■ **EXERCISE TASK**
Print verbatim the opening line of the material and every subsequent line through the one containing "50, 46.5, 44, 41, 38]".

■ **Rows from a dataset of charts and code**
:::

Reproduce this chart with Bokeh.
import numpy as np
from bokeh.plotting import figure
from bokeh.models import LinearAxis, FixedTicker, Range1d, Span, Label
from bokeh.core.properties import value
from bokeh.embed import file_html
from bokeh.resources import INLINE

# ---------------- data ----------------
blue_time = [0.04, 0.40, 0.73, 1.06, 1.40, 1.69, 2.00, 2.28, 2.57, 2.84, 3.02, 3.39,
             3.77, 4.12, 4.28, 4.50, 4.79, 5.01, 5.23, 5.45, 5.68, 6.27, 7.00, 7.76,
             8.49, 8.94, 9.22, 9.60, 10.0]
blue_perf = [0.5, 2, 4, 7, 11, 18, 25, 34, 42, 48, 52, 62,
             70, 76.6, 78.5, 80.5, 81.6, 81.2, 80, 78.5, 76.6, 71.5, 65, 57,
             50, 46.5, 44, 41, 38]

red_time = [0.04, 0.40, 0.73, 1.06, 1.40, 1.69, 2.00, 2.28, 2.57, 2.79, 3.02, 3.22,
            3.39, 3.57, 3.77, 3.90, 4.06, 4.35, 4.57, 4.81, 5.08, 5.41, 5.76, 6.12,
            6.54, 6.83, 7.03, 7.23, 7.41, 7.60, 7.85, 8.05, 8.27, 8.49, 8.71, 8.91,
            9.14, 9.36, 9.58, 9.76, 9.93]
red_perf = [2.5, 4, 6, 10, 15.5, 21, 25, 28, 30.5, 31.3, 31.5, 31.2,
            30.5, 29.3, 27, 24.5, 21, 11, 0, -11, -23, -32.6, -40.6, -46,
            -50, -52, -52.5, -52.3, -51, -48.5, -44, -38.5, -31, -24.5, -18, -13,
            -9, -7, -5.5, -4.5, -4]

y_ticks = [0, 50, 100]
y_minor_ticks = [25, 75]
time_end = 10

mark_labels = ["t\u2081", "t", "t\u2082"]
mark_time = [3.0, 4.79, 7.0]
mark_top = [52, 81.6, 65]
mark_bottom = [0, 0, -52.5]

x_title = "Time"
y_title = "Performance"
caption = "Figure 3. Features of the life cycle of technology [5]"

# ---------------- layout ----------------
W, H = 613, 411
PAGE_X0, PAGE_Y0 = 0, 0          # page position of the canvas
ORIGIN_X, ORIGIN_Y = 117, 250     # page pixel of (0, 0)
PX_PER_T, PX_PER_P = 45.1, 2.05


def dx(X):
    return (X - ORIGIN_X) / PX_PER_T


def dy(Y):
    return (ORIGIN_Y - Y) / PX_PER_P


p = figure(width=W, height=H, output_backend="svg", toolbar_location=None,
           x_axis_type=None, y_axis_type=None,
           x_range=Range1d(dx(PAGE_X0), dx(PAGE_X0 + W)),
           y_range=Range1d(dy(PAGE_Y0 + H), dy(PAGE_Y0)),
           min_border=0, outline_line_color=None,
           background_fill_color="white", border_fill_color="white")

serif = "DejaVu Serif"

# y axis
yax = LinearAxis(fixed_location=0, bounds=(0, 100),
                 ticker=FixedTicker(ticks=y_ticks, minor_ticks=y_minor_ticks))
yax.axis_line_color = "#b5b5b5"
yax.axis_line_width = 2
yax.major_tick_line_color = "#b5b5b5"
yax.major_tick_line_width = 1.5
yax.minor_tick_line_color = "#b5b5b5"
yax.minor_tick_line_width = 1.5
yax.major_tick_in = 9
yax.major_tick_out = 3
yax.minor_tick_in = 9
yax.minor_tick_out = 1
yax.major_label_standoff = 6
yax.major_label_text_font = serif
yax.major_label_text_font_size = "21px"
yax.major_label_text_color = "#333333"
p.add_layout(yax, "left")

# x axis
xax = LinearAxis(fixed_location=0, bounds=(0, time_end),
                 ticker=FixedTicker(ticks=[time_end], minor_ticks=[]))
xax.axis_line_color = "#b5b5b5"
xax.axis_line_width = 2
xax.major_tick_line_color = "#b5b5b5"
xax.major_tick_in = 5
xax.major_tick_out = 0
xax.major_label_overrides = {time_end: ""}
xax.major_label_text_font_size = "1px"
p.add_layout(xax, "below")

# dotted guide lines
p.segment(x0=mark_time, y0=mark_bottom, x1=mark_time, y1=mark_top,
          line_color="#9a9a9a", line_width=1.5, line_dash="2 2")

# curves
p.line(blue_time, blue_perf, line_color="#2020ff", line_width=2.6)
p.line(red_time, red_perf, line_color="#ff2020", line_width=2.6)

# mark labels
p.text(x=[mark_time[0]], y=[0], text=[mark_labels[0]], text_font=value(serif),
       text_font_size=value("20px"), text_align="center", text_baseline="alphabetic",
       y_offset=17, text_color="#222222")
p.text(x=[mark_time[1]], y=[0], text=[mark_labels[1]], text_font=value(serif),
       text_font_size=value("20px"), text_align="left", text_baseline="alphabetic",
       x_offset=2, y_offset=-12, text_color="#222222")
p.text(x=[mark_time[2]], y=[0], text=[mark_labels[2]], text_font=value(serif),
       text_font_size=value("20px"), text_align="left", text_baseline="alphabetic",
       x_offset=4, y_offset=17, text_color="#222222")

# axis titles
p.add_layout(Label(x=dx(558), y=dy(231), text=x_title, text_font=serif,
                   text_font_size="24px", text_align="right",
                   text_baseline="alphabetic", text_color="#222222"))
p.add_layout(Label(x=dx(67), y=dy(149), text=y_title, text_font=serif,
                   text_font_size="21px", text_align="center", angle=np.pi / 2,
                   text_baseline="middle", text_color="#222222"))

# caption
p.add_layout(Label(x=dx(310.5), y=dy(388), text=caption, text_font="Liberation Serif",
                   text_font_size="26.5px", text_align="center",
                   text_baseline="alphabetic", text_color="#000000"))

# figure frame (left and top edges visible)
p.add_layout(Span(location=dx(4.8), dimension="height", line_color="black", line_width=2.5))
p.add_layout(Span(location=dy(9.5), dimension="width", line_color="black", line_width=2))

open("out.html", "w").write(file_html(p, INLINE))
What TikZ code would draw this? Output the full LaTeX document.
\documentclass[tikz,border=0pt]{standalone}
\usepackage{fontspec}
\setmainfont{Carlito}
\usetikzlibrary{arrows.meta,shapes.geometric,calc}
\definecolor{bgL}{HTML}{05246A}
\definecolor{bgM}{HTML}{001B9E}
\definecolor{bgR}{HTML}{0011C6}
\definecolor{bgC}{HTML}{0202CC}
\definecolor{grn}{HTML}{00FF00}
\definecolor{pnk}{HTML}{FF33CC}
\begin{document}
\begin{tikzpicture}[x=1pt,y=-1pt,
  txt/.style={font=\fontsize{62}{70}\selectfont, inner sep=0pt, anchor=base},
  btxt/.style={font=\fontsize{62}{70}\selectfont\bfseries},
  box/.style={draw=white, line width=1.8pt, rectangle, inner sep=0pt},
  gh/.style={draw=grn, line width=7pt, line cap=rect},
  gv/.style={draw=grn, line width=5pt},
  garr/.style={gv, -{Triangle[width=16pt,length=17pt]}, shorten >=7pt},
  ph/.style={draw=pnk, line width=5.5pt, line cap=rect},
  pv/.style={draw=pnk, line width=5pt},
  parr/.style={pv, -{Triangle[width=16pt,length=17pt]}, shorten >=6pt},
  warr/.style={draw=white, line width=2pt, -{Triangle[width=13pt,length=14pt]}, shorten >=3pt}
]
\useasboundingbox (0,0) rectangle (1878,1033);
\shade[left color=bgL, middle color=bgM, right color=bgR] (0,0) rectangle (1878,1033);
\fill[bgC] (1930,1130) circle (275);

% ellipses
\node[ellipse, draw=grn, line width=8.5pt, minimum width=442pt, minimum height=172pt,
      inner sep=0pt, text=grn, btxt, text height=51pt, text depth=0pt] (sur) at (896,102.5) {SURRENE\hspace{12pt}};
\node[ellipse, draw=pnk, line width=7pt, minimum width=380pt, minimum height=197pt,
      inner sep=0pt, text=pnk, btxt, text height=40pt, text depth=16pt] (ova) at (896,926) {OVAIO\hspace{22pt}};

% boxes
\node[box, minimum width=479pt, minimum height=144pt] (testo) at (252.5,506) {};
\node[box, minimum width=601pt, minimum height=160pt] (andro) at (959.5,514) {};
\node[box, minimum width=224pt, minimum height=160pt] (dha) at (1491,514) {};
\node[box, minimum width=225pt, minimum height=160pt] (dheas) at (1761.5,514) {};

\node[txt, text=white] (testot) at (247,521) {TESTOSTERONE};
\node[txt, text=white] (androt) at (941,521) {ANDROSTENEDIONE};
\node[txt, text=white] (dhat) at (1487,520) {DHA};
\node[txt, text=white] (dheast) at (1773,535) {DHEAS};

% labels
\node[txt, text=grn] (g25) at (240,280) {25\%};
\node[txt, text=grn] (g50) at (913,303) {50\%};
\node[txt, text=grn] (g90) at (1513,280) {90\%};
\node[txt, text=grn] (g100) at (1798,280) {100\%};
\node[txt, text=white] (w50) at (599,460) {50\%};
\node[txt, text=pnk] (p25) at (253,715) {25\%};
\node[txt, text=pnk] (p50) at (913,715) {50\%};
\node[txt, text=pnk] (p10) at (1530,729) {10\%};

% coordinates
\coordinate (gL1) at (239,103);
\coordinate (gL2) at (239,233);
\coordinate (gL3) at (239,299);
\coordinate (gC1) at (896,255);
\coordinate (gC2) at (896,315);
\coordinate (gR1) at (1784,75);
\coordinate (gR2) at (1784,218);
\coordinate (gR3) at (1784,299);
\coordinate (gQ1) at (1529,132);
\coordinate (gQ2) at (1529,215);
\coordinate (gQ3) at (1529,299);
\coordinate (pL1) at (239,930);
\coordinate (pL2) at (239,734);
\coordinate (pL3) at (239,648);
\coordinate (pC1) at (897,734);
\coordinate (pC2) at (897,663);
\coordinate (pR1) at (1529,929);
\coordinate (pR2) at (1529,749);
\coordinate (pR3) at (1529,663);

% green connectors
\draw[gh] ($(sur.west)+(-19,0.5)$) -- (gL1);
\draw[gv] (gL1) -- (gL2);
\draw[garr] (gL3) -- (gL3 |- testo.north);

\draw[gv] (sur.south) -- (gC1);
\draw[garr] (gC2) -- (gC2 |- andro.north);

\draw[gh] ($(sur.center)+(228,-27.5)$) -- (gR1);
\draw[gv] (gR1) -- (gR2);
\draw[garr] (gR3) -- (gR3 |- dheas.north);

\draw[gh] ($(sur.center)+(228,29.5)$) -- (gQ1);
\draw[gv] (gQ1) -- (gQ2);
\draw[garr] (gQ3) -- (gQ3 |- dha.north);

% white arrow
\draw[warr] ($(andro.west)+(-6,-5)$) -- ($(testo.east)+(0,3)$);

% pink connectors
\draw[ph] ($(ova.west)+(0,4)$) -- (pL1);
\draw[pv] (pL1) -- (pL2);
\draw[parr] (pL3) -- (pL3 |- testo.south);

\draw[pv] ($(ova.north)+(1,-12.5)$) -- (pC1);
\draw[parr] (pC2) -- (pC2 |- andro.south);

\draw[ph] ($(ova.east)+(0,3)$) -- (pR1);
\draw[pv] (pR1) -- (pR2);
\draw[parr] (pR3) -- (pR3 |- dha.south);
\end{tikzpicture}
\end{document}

:::

■ **ANSWER TO THE TASK**
Reproduce this chart with Bokeh.
import numpy as np
from bokeh.plotting import figure
from bokeh.models import LinearAxis, FixedTicker, Range1d, Span, Label
from bokeh.core.properties import value
from bokeh.embed import file_html
from bokeh.resources import INLINE

# ---------------- data ----------------
blue_time = [0.04, 0.40, 0.73, 1.06, 1.40, 1.69, 2.00, 2.28, 2.57, 2.84, 3.02, 3.39,
             3.77, 4.12, 4.28, 4.50, 4.79, 5.01, 5.23, 5.45, 5.68, 6.27, 7.00, 7.76,
             8.49, 8.94, 9.22, 9.60, 10.0]
blue_perf = [0.5, 2, 4, 7, 11, 18, 25, 34, 42, 48, 52, 62,
             70, 76.6, 78.5, 80.5, 81.6, 81.2, 80, 78.5, 76.6, 71.5, 65, 57,
             50, 46.5, 44, 41, 38]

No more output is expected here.